## Requirements:
Repeat exactly the lines from the line with "What Plotly code" to the line with "y_ticks = [0, 2, 4, 6, 8, 10]", including both, and leave out any pictures.

## Records supplied:
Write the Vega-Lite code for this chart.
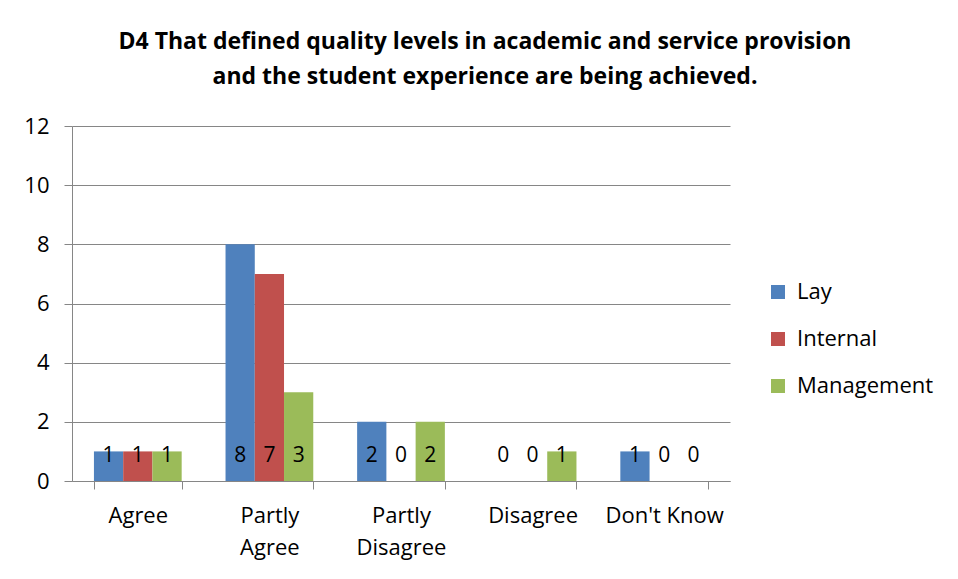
{
  "$schema": "https://vega.github.io/schema/vega-lite/v6.json",
  "width": 658,
  "height": 355,
  "autosize": {"type": "none"},
  "padding": {"left": 72, "top": 126, "right": 228, "bottom": 98},
  "background": "white",
  "config": {
    "font": "Open Sans",
    "view": {"stroke": null},
    "axis": {"labelFont": "Open Sans", "labelColor": "black", "labelFontSize": 22, "domainColor": "#868686", "tickColor": "#868686", "gridColor": "#868686", "titleFontSize": 0}
  },
  "title": {
    "text": ["D4 That defined quality levels in academic and service provision", "and the student experience are being achieved."],
    "font": "Open Sans",
    "fontWeight": "bold",
    "fontSize": 23,
    "color": "black",
    "anchor": "middle",
    "dx": 84,
    "lineHeight": 35,
    "offset": 26
  },
  "data": {
    "values": [
      {"category": "Agree", "group": "Lay", "value": 1},
      {"category": "Agree", "group": "Internal", "value": 1},
      {"category": "Agree", "group": "Management", "value": 1},
      {"category": "Partly Agree", "group": "Lay", "value": 8},
      {"category": "Partly Agree", "group": "Internal", "value": 7},
      {"category": "Partly Agree", "group": "Management", "value": 3},
      {"category": "Partly Disagree", "group": "Lay", "value": 2},
      {"category": "Partly Disagree", "group": "Internal", "value": 0},
      {"category": "Partly Disagree", "group": "Management", "value": 2},
      {"category": "Disagree", "group": "Lay", "value": 0},
      {"category": "Disagree", "group": "Internal", "value": 0},
      {"category": "Disagree", "group": "Management", "value": 1},
      {"category": "Don't Know", "group": "Lay", "value": 1},
      {"category": "Don't Know", "group": "Internal", "value": 0},
      {"category": "Don't Know", "group": "Management", "value": 0}
    ]
  },
  "encoding": {
    "x": {
      "field": "category",
      "type": "nominal",
      "sort": ["Agree", "Partly Agree", "Partly Disagree", "Disagree", "Don't Know"],
      "scale": {"paddingInner": 0.3333, "paddingOuter": 0.1667},
      "axis": {
        "title": null,
        "labelAngle": 0,
        "tickBand": "extent",
        "tickSize": 8,
        "labelPadding": 16,
        "labelLineHeight": 32,
        "labelExpr": "indexof(datum.label, 'Partly') == 0 ? split(datum.label, ' ') : datum.label",
        "grid": false
      }
    },
    "xOffset": {
      "field": "group",
      "type": "nominal",
      "sort": ["Lay", "Internal", "Management"],
      "scale": {"paddingInner": 0, "paddingOuter": 0}
    }
  },
  "layer": [
    {
      "mark": {"type": "bar"},
      "encoding": {
        "y": {
          "field": "value",
          "type": "quantitative",
          "scale": {"domain": [0, 12]},
          "axis": {"title": null, "values": [0, 2, 4, 6, 8, 10, 12], "tickSize": 8, "labelPadding": 15, "grid": true}
        },
        "color": {
          "field": "group",
          "type": "nominal",
          "sort": ["Lay", "Internal", "Management"],
          "scale": {"domain": ["Lay", "Internal", "Management"], "range": ["#4F81BD", "#C0504D", "#9BBB59"]},
          "legend": {
            "title": null,
            "orient": "none",
            "legendX": 695,
            "legendY": 155,
            "symbolType": "square",
            "symbolSize": 196,
            "symbolStrokeWidth": 0,
            "labelFont": "Open Sans",
            "labelFontSize": 22,
            "labelColor": "black",
            "rowPadding": 25,
            "labelOffset": 8
          }
        }
      }
    },
    {
      "mark": {"type": "text", "baseline": "alphabetic", "dy": -19, "fontSize": 21, "color": "black", "font": "Open Sans"},
      "encoding": {
        "y": {"datum": 0, "type": "quantitative"},
        "text": {"field": "value", "type": "quantitative"}
      }
    }
  ]
}
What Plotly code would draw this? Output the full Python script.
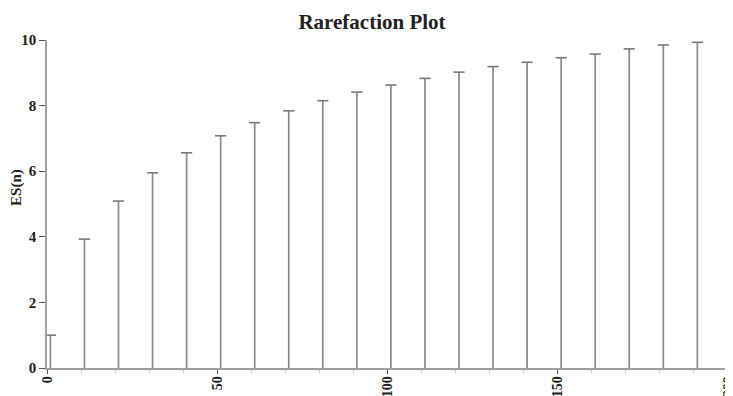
import plotly.graph_objects as go

# Data
sample_size = [1, 11, 21, 31, 41, 51, 61, 71, 81, 91, 101, 111, 121, 131, 141, 151, 161, 171, 181, 191]
es_n = [1.0, 3.93, 5.09, 5.95, 6.56, 7.08, 7.48, 7.84, 8.15, 8.41, 8.63, 8.83, 9.02, 9.19, 9.32, 9.46, 9.57, 9.73, 9.85, 9.93]
x_ticks = [0, 50, 100, 150, 200]
y_ticks = [0, 2, 4, 6, 8, 10]

# stems built from data
sx, sy = [], []
for n, v in zip(sample_size, es_n):
    sx += [n, n, None]
    sy += [0, v, None]

serif = "Liberation Serif, Times New Roman, serif"

fig = go.Figure()
fig.add_trace(go.Scatter(x=sx, y=sy, mode="lines",
                         line=dict(color="#8a8a8a", width=1.7),
                         hoverinfo="skip", showlegend=False, cliponaxis=False))
fig.add_trace(go.Scatter(x=sample_size, y=es_n, mode="markers",
                         marker=dict(symbol="line-ew", size=8,
                                     line=dict(color="#7a7a7a", width=1.6)),
                         showlegend=False, cliponaxis=False))

fig.update_layout(
    width=740, height=388,
    margin=dict(l=39, r=20, t=32, b=28, autoexpand=False),
    paper_bgcolor="white", plot_bgcolor="white",
    title=dict(text="<b>Rarefaction Plot</b>", x=364 / 740, xanchor="center",
               y=0.964, yanchor="middle",
               font=dict(family=serif, size=21, color="#222")),
    annotations=[dict(text="<b>ES(n)</b>", textangle=-90, xref="paper", yref="paper",
                      x=-0.044, y=0.549, xanchor="center", yanchor="middle",
                      showarrow=False, font=dict(family=serif, size=15, color="#222"))],
)
fig.update_xaxes(range=[0, 200], tickvals=x_ticks, ticktext=[f"<b>{t}</b>" for t in x_ticks],
                 tickangle=-90, showgrid=False, zeroline=False,
                 showline=True, linecolor="#a0a0a0", linewidth=1.5,
                 ticks="outside", ticklen=4, tickcolor="#555", tickwidth=1,
                 ticklabelstandoff=-3, ticklabeloverflow="allow",
                 minor=dict(dtick=10, ticks="outside", ticklen=3, tickcolor="#ccc"),
                 tickfont=dict(family=serif, size=14, color="#222"), automargin=False)
fig.update_yaxes(range=[0, 10], tickvals=y_ticks, ticktext=[f"<b>{t}</b>" for t in y_ticks],
                 showgrid=False, zeroline=False,
                 showline=True, linecolor="#a0a0a0", linewidth=1.5,
                 ticks="outside", ticklen=6, tickcolor="#555", tickwidth=1,
                 tickfont=dict(family=serif, size=15, color="#222"), automargin=False)

fig.write_html("out.html")
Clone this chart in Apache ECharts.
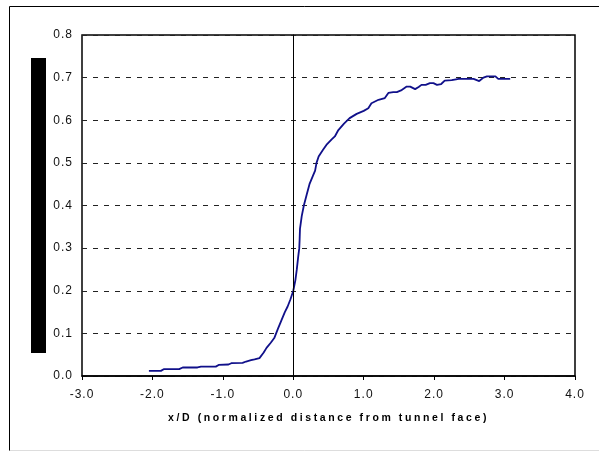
<!DOCTYPE html>
<html>
<head>
<meta charset="utf-8">
<script src="https://cdn.jsdelivr.net/npm/echarts@6/dist/echarts.min.js"></script>
<style>html,body{margin:0;padding:0;background:#fff}#c{width:599px;height:451px}</style>
</head>
<body>
<div id="c"></div>
<script>
var xValues = [-2.05,-1.88,-1.84,-1.62,-1.57,-1.36,-1.31,-1.10,-1.06,-0.92,-0.88,-0.72,-0.67,-0.60,-0.55,-0.48,-0.42,-0.38,-0.32,-0.27,-0.22,-0.17,-0.12,-0.08,-0.04,0.00,0.03,0.05,0.07,0.085,0.09,0.095,0.12,0.15,0.19,0.23,0.28,0.31,0.33,0.36,0.42,0.47,0.545,0.59,0.64,0.72,0.80,0.90,1.00,1.065,1.11,1.21,1.30,1.35,1.42,1.47,1.53,1.61,1.66,1.73,1.78,1.82,1.88,1.94,1.99,2.04,2.10,2.15,2.25,2.35,2.46,2.56,2.64,2.70,2.75,2.87,2.91,3.08];
var yValues = [0.012,0.012,0.016,0.016,0.020,0.020,0.022,0.022,0.026,0.027,0.030,0.031,0.034,0.037,0.039,0.042,0.055,0.066,0.078,0.089,0.110,0.130,0.150,0.163,0.180,0.200,0.225,0.250,0.280,0.300,0.320,0.345,0.375,0.400,0.425,0.450,0.470,0.482,0.500,0.515,0.530,0.542,0.555,0.562,0.577,0.592,0.605,0.615,0.622,0.628,0.640,0.648,0.652,0.664,0.666,0.666,0.670,0.679,0.679,0.673,0.678,0.683,0.683,0.687,0.687,0.683,0.685,0.693,0.694,0.697,0.697,0.697,0.692,0.700,0.703,0.703,0.697,0.697];
var xAxisTitle = 'x/D (normalized distance from tunnel face)';

// widen letter spacing of drawn text, as in the reference rendering
(function(){
  var P = window.CanvasRenderingContext2D && CanvasRenderingContext2D.prototype;
  if (!P) return;
  var origFill = P.fillText;
  P.fillText = function(){
    try { this.letterSpacing = /bold/.test(this.font) ? '2.6px' : '1px'; } catch(e) {}
    return origFill.apply(this, arguments);
  };
})();

var pts = xValues.map(function(x,i){return [x,yValues[i]];});
var chart = echarts.init(document.getElementById('c'), null, {renderer:'canvas'});
chart.setOption({
  animation:false,
  backgroundColor:'#fff',
  grid:{left:82,right:24,top:35,bottom:75,show:true,borderColor:'#000',borderWidth:1.5,backgroundColor:'transparent'},
  xAxis:{type:'value',min:-3,max:4,interval:1,
    name:xAxisTitle,nameLocation:'middle',nameGap:37,
    nameTextStyle:{fontFamily:'Liberation Sans',fontWeight:'bold',fontSize:10.5,color:'#000'},
    axisLine:{onZero:false,lineStyle:{color:'#000',width:1.5}},
    axisTick:{show:true,length:4,lineStyle:{color:'#000'}},
    axisLabel:{margin:13,fontFamily:'Liberation Sans',fontSize:12,color:'#111',formatter:function(v){return v.toFixed(1);}},
    splitLine:{show:false}},
  yAxis:{type:'value',min:0,max:0.8,interval:0.1,
    axisLine:{show:true,lineStyle:{color:'#000',width:1}},
    axisTick:{show:false},
    axisLabel:{margin:9,fontFamily:'Liberation Sans',fontSize:12,color:'#111',formatter:function(v){return v.toFixed(1);}},
    splitLine:{show:true,lineStyle:{color:'#222',type:[5,6],width:1}}},
  series:[{type:'line',data:pts,showSymbol:false,smooth:false,
    lineStyle:{color:'#10108a',width:1.8},
    markLine:{silent:true,symbol:'none',label:{show:false},lineStyle:{color:'#000',type:'solid',width:1},data:[{xAxis:0}]}}],
  graphic:[
    {type:'line',shape:{x1:9.5,y1:6.5,x2:599,y2:6.5},style:{stroke:'#000',lineWidth:1}},
    {type:'line',shape:{x1:9.5,y1:6.5,x2:9.5,y2:451},style:{stroke:'#000',lineWidth:1}},
    {type:'line',shape:{x1:9.5,y1:450.5,x2:599,y2:450.5},style:{stroke:'#ddd',lineWidth:1}},
    {type:'rect',shape:{x:31,y:58,width:15,height:295},style:{fill:'#000'}}
  ]
});
</script>
</body>
</html>
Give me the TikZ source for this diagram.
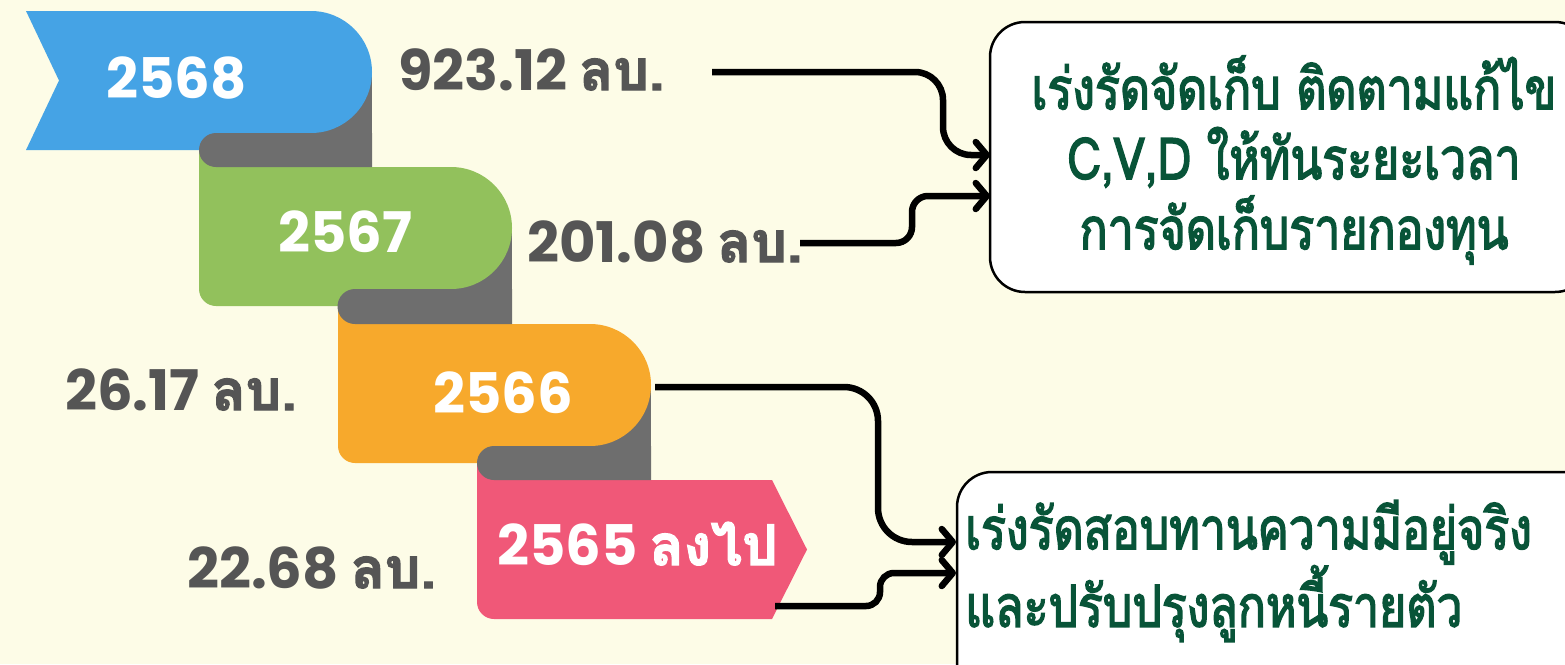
\documentclass[tikz,border=0pt]{standalone}
\usepackage{fontspec}
\usetikzlibrary{arrows.meta}
\newfontfamily\thai[Script=Thai,FakeBold=2.5]{Loma}
\newfontfamily\thaic[Script=Thai,FakeStretch=0.8,FakeBold=2.5]{Loma}
\newfontfamily\pop{Poppins}
\definecolor{bg}{RGB}{253,252,231}
\definecolor{cblue}{RGB}{69,163,229}
\definecolor{cgreen}{RGB}{146,193,92}
\definecolor{corange}{RGB}{247,169,44}
\definecolor{cpink}{RGB}{240,88,120}
\definecolor{fold}{RGB}{110,110,110}
\definecolor{amt}{RGB}{85,85,85}
\definecolor{dgreen}{RGB}{8,84,56}
\tikzset{
  yr/.style={anchor=base west, inner sep=0, text=white, font=\fontsize{56}{60}\selectfont\bfseries},
  amount/.style={anchor=base west, inner sep=0, text=amt, font=\fontsize{56}{60}\selectfont\bfseries},
  box/.style={draw=black, line width=2.5pt, fill=white, rounded corners=35pt, inner sep=0},
  boxtext/.style={text=dgreen, inner sep=0, font=\fontsize{58}{70}\selectfont\thaic},
  conn/.style={draw=black, line width=6.5pt, -{Straight Barb[length=11pt,width=26pt,round]}}
}
\begin{document}
\begin{tikzpicture}[x=1pt,y=-1pt]
\useasboundingbox (0,0) rectangle (1565,664);
\clip (0,0) rectangle (1565,664);
\fill[bg] (0,0) rectangle (1565,664);
% grey under the round ends
\fill[fold] (311,72) rectangle (372,135);
\fill[fold] (451,228) rectangle (512,291);
\fill[fold] (590,385) rectangle (651,448);
% bands
\fill[cblue] (26,11) -- (311,11) arc[start angle=90,end angle=-90,radius=61pt]
  -- (240,133) -- (240,150) -- (26,150) -- (59,80.5) -- cycle;
\fill[cgreen] (199,150) -- (240,150) -- (240,167) -- (451,167)
  arc[start angle=90,end angle=-90,radius=61pt] -- (380,289) -- (380,306) -- (216,306)
  arc[start angle=-90,end angle=-180,radius=17pt] -- cycle;
\fill[corange] (338,307) -- (380,307) -- (380,324) -- (590,324)
  arc[start angle=90,end angle=-90,radius=61pt] -- (520,446) -- (520,463) -- (355,463)
  arc[start angle=-90,end angle=-180,radius=17pt] -- cycle;
\fill[cpink] (477,463) -- (520,463) -- (520,480) -- (772,480) -- (807,549.5) -- (772,619)
  -- (494,619) arc[start angle=-90,end angle=-180,radius=17pt] -- cycle;
% fold tabs
\fill[fold] (216,133) -- (372,133) -- (372,167) -- (216,167) arc[start angle=-90,end angle=-270,radius=17pt] -- cycle;
\fill[fold] (355,289) -- (512,289) -- (512,324) -- (355,324) arc[start angle=-90,end angle=-270,radius=17.5pt] -- cycle;
\fill[fold] (494,446) -- (651,446) -- (651,480) -- (494,480) arc[start angle=-90,end angle=-270,radius=17pt] -- cycle;
% year labels
\node[yr] (y68) at (106,98) {\pop 2568};
\node[yr] (y67) at (278,252) {\pop 2567};
\node[yr] (y66) at (433,413) {\pop 2566};
\node[yr] (y65) at (497,565) {\pop 2565 {\thai ลงไป}};
% amounts
\node[amount] (a1) at (398,90) {\pop 923.12 {\thai ลบ.}};
\node[amount] (a2) at (527,262) {\pop 201.08 {\thai ลบ.}};
\node[amount] (a3) at (65,410) {\pop 26.17 {\thai ลบ.}};
\node[amount] (a4) at (187,588) {\pop 22.68 {\thai ลบ.}};
% boxes
\node[box, minimum width=600pt, minimum height=270pt] (b1) at (1290,157) {};
\node[box, minimum width=640pt, minimum height=260pt] (b2) at (1277,602) {};
\node[boxtext, align=center] (t1) at (1294,160) {เร่งรัดจัดเก็บ ติดตามแก้ไข\\C,V,D ให้ทันระยะเวลา\\การจัดเก็บรายกองทุน};
\node[boxtext, align=left, anchor=west, font=\fontsize{58}{62}\selectfont\thaic] (t2) at (965,571) {เร่งรัดสอบทานความมีอยู่จริง\\และปรับปรุงลูกหนี้รายตัว};
% connectors
\coordinate (s1) at (712,72);
\coordinate (e1) at (990,155);
\coordinate (s2) at (800,243);
\coordinate (e2) at (990,196);
\coordinate (s3) at (655,387);
\coordinate (e3) at (956,542);
\coordinate (s4) at (775,606);
\coordinate (e4) at (956,573);
\draw[conn, rounded corners=28pt] (s1) -- (943,72) -- (943,155) -- (e1);
\draw[conn, rounded corners=16pt] (s2) -- (912,243) -- (912,196) -- (e2);
\draw[conn, rounded corners=34pt] (s3) -- (878,387) -- (878,542) -- (e3);
\draw[conn, rounded corners=14pt] (s4) -- (880,606) -- (880,573) -- (e4);
\end{tikzpicture}
\end{document}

## The reply:
What Plotly code would draw this? Output the full Python script.
import plotly.graph_objects as go

# Data
sample_size = [1, 11, 21, 31, 41, 51, 61, 71, 81, 91, 101, 111, 121, 131, 141, 151, 161, 171, 181, 191]
es_n = [1.0, 3.93, 5.09, 5.95, 6.56, 7.08, 7.48, 7.84, 8.15, 8.41, 8.63, 8.83, 9.02, 9.19, 9.32, 9.46, 9.57, 9.73, 9.85, 9.93]
x_ticks = [0, 50, 100, 150, 200]
y_ticks = [0, 2, 4, 6, 8, 10]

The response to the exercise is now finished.